When you go to the movies, do you have to first read every spoiler about it you can? When you read a book, do you just skip right to the ending? Why does it feel like nobody likes spoilers, but everybody still wants them. How essentially having the game played for you is fun doesn’t make any sense to me.

The only points I will concede is that it saves time. Also, since probably everyone else in your group has cheated and watched every video, too, you’re at a social disadvantage and will stumble over your feet while everyone else is acting like a pro, mimicking what others have done before them.

So, fine. I get it, and to not look like a fool, I’ll watch the stupid videos to appease the gaming elite. It just really irks me that this laziness is the social norm and these games are designed that not following these mores hurts not just you, but your team as well.

My solution: A solo version of a dungeon. Don’t give great loot for it’s completion, or really give a huge incentive, but allow people to use it to see the story and practice the mechanics of encounters without having to resort to these out-of-game videos. Since loot is pretty much the only real reason players run dungeons to begin with, why not give an option to those who just want to see the story? So, for example, a dungeon can have a “solo” mode, a “regular” mode, and then whatever “hard” or “epic” difficulties you want after that. I’d have no problems running a dungeon on solo a few times to learn the encounters, and if I get a few random drops and some experience along the way, all the better!

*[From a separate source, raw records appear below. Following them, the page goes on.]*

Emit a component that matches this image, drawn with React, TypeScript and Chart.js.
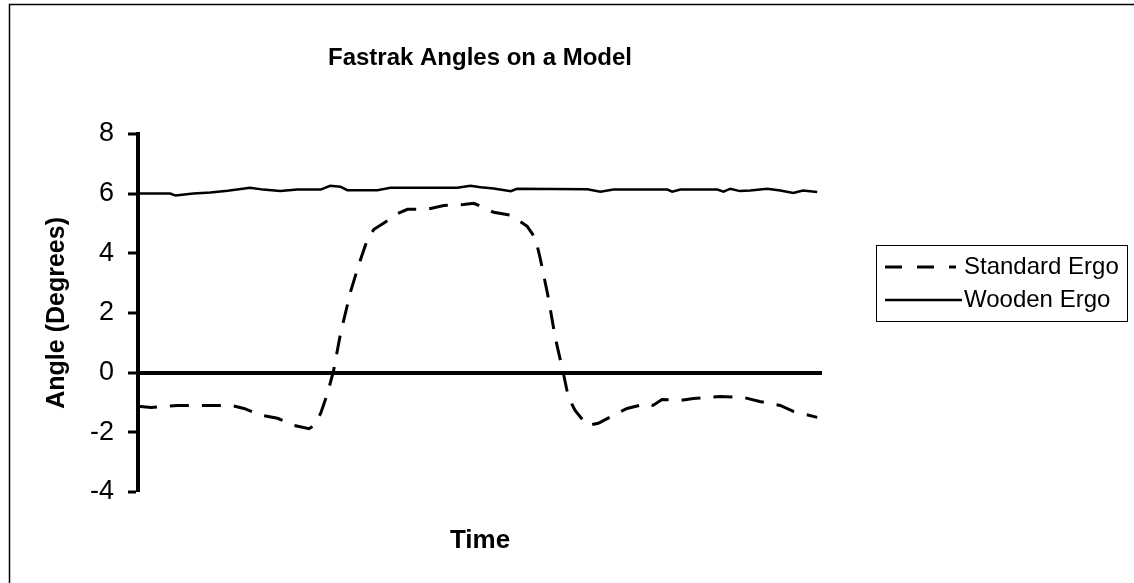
import React, { useEffect, useRef } from "react";
import { Chart, registerables } from "chart.js";

Chart.register(...registerables);

const TITLE = "Fastrak Angles on a Model";
const Y_TITLE = "Angle (Degrees)";
const X_TITLE = "Time";
const Y_TICKS = [-4, -2, 0, 2, 4, 6, 8];

const standardTime = [0, 1.9, 5.8, 8.2, 10.7, 13.6, 15.5, 18.0, 20.4, 22.8, 25.0, 25.7, 26.7, 27.7, 28.6, 29.6, 31.1, 32.3, 33.6, 34.5, 35.9, 38.0, 39.4, 40.9, 42.8, 44.7, 47.6, 49.1, 50.1, 52.0, 54.5, 56.9, 58.1, 58.8, 60.0, 61.0, 62.2, 62.9, 63.9, 65.7, 67.3, 69.5, 71.5, 74.5, 75.3, 76.6, 79.3, 81.2, 85.1, 88.5, 90.9, 93.9, 95.8, 99.3];
const standardAngle = [-1.13, -1.17, -1.1, -1.1, -1.1, -1.1, -1.2, -1.43, -1.53, -1.77, -1.88, -1.78, -1.37, -0.7, 0.07, 1.3, 2.73, 3.63, 4.5, 4.8, 5.0, 5.33, 5.47, 5.47, 5.5, 5.6, 5.63, 5.67, 5.57, 5.37, 5.27, 4.9, 4.5, 3.83, 2.5, 1.17, -0.03, -0.8, -1.27, -1.77, -1.7, -1.43, -1.2, -1.03, -1.1, -0.9, -0.93, -0.87, -0.8, -0.83, -0.97, -1.1, -1.3, -1.5];

const woodenTime = [0, 4.7, 5.5, 8.1, 10.6, 13.1, 16.4, 18.3, 20.8, 23.3, 26.7, 28.1, 29.6, 30.6, 35.0, 36.9, 46.7, 48.6, 50.1, 52.0, 54.5, 55.4, 65.7, 67.6, 69.5, 77.4, 78.1, 79.3, 84.7, 85.6, 86.6, 88.0, 89.5, 92.0, 93.9, 95.8, 97.2, 99.3];
const woodenAngle = [6.0, 6.0, 5.93, 6.0, 6.03, 6.09, 6.19, 6.13, 6.08, 6.13, 6.13, 6.26, 6.23, 6.11, 6.11, 6.19, 6.19, 6.26, 6.21, 6.17, 6.08, 6.16, 6.14, 6.06, 6.13, 6.13, 6.06, 6.13, 6.13, 6.06, 6.16, 6.08, 6.1, 6.16, 6.1, 6.02, 6.1, 6.05];

const FONT = "'Liberation Sans', Arial, Helvetica, sans-serif";

const frameAndLegend = {
  id: "frameAndLegend",
  afterDraw(chart: any) {
    const ctx = chart.ctx;
    ctx.save();
    // outer frame (top and left edges visible)
    ctx.strokeStyle = "#000";
    ctx.lineWidth = 1.5;
    ctx.setLineDash([]);
    ctx.beginPath();
    ctx.moveTo(9.5, 600);
    ctx.lineTo(9.5, 4.5);
    ctx.lineTo(1140, 4.5);
    ctx.stroke();

    // legend box
    const bx = 876.5, by = 245.5, bw = 251, bh = 76;
    ctx.lineWidth = 1;
    ctx.strokeRect(bx, by, bw, bh);
    const rows = [267, 300];
    chart.data.datasets.forEach((ds: any, i: number) => {
      const y = rows[i];
      const dashed = ds.borderDash && ds.borderDash.length > 0;
      ctx.beginPath();
      ctx.setLineDash(dashed ? [17, 15] : []);
      ctx.lineWidth = ds.borderWidth;
      ctx.strokeStyle = ds.borderColor;
      ctx.moveTo(885, y);
      ctx.lineTo(dashed ? 956 : 962, y);
      ctx.stroke();
      ctx.setLineDash([]);
      ctx.fillStyle = "#000";
      ctx.font = `24px ${FONT}`;
      ctx.textAlign = "left";
      ctx.textBaseline = "middle";
      ctx.fillText(ds.label, 964, y);
    });
    ctx.restore();
  },
};

export default function App() {
  const ref = useRef<HTMLCanvasElement | null>(null);

  useEffect(() => {
    if (!ref.current) return;
    const chart = new Chart(ref.current, {
      type: "line",
      data: {
        datasets: [
          {
            label: "Standard Ergo",
            data: standardTime.map((t, i) => ({ x: t, y: standardAngle[i] })),
            borderColor: "#000",
            borderWidth: 3,
            borderDash: [19, 13],
            pointRadius: 0,
            tension: 0,
            fill: false,
          },
          {
            label: "Wooden Ergo",
            data: woodenTime.map((t, i) => ({ x: t, y: woodenAngle[i] })),
            borderColor: "#000",
            borderWidth: 2.5,
            pointRadius: 0,
            tension: 0,
            fill: false,
          },
        ],
      },
      options: {
        responsive: false,
        animation: false,
        devicePixelRatio: 1,
        layout: { padding: { left: 0, top: 0, right: 312, bottom: 0 } },
        plugins: {
          legend: { display: false },
          tooltip: { enabled: false },
          title: {
            display: true,
            text: TITLE,
            fullSize: false,
            color: "#000",
            font: { family: FONT, size: 24, weight: "bold" },
            padding: { top: 44, bottom: 61 },
          },
        },
        scales: {
          x: {
            type: "linear",
            min: 0,
            max: 100,
            ticks: { display: false },
            grid: { display: false },
            border: { display: false },
            title: {
              display: true,
              text: X_TITLE,
              color: "#000",
              font: { family: FONT, size: 26, weight: "bold" },
              padding: { top: 0, bottom: 27 },
            },
            afterFit(scale: any) {
              scale.height = 91;
            },
          },
          y: {
            min: -4,
            max: 8,
            afterBuildTicks(scale: any) {
              scale.ticks = Y_TICKS.map((v) => ({ value: v }));
            },
            ticks: {
              color: "#000",
              padding: 14,
              font: { family: FONT, size: 27 },
            },
            grid: {
              drawOnChartArea: true,
              drawTicks: true,
              tickLength: 10,
              tickColor: "#000",
              tickWidth: 3,
              color: (c: any) => (c.tick && c.tick.value === 0 ? "#000" : "rgba(0,0,0,0)"),
              lineWidth: (c: any) => (c.tick && c.tick.value === 0 ? 4 : 0),
            },
            border: { display: true, color: "#000", width: 4 },
            title: {
              display: true,
              text: Y_TITLE,
              color: "#000",
              font: { family: FONT, size: 25, weight: "bold" },
              padding: { top: 42, bottom: 0 },
            },
            afterFit(scale: any) {
              scale.width = 138;
            },
          },
        },
      },
      plugins: [frameAndLegend],
    });
    return () => chart.destroy();
  }, []);

  return (
    <div style={{ position: "absolute", left: 0, top: 0, width: 1134, height: 583, background: "#fff" }}>
      <canvas ref={ref} width={1134} height={583} style={{ display: "block" }} />
    </div>
  );
}
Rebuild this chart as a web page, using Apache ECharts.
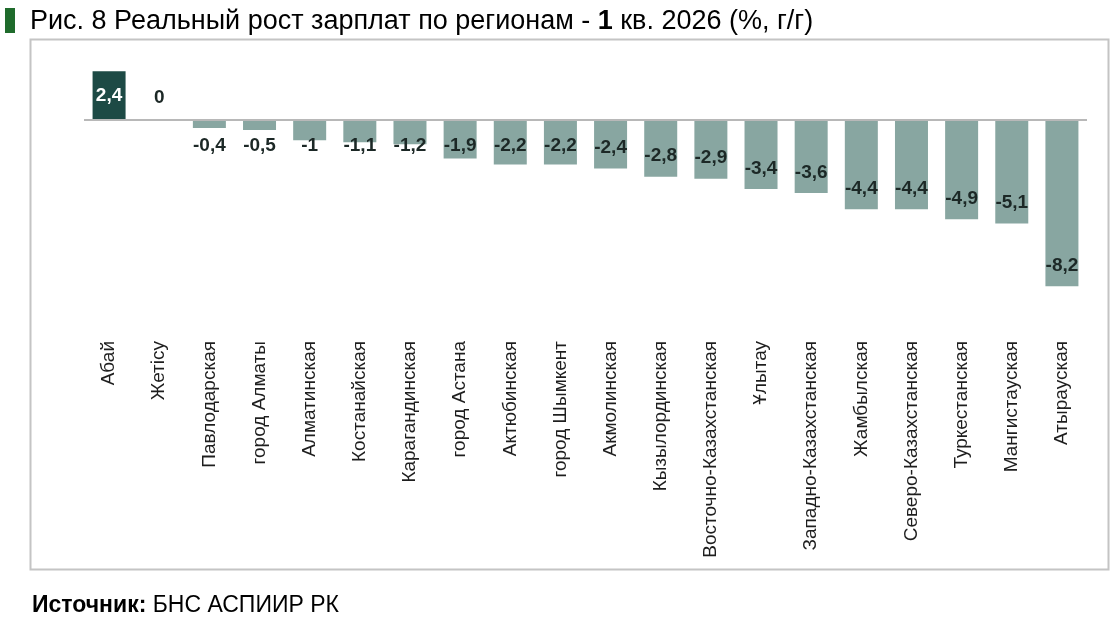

I could still make some character progress and be even more ready for the group encounters. But more important, I’d feel like I’d accomplished it myself, instead of just having it handed to me by a video or guide.

Have faith that your players aren’t lazy and actually enjoy a challenge, and you will see returns on it.

\\ Ocho

P.S. – To it’s credit, the only MMO this really doesn’t apply to is Dungeons and Dragons Online. They already have this system in place. I don’t know if it’s in 100% of their dungeons, though, but it’s a great idea that I feel could do the rest of the genre a big service.